Operational Momentum in Europe
In a strategic win, DeFi Technologies’ subsidiary Valour recently secured approval from the UK’s Financial Conduct Authority (FCA). This authorization, granted just days before a critical legal deadline, permits the firm to distribute its cryptocurrency exchange-traded products (ETPs) to retail investors via the London Stock Exchange (LSE).
The move significantly broadens the company’s addressable European market, which was previously limited to professional investors. Key products like “Valour Bitcoin Physical Staking” and “Valour Ethereum Physical Staking” are central to this expansion strategy.
A Strengthened Financial Position
Despite external pressures, the company’s fundamental metrics show resilience.

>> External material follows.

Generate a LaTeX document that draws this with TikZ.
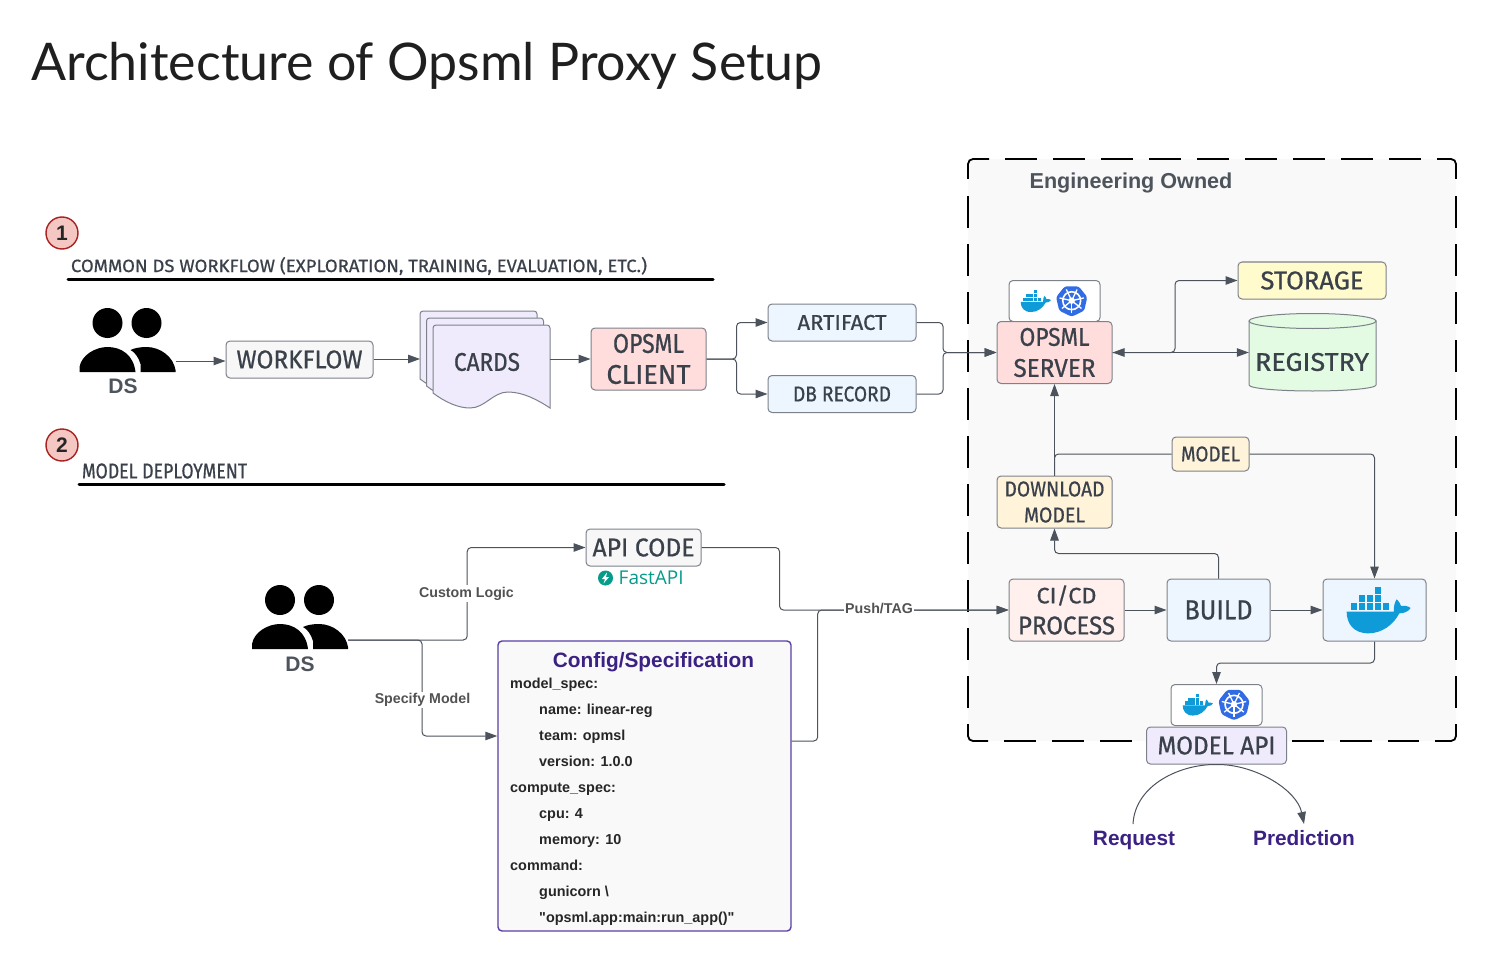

Valour recorded estimated net inflows of $138.2 million in 2025, indicating sustained investor interest in its products despite broader crypto market volatility.
DeFi Technologies’ balance sheet provides a substantial buffer. With approximately $125 million in cash against total debt of just $16 million, the company appears well-positioned to fund its growth initiatives and manage associated legal expenses.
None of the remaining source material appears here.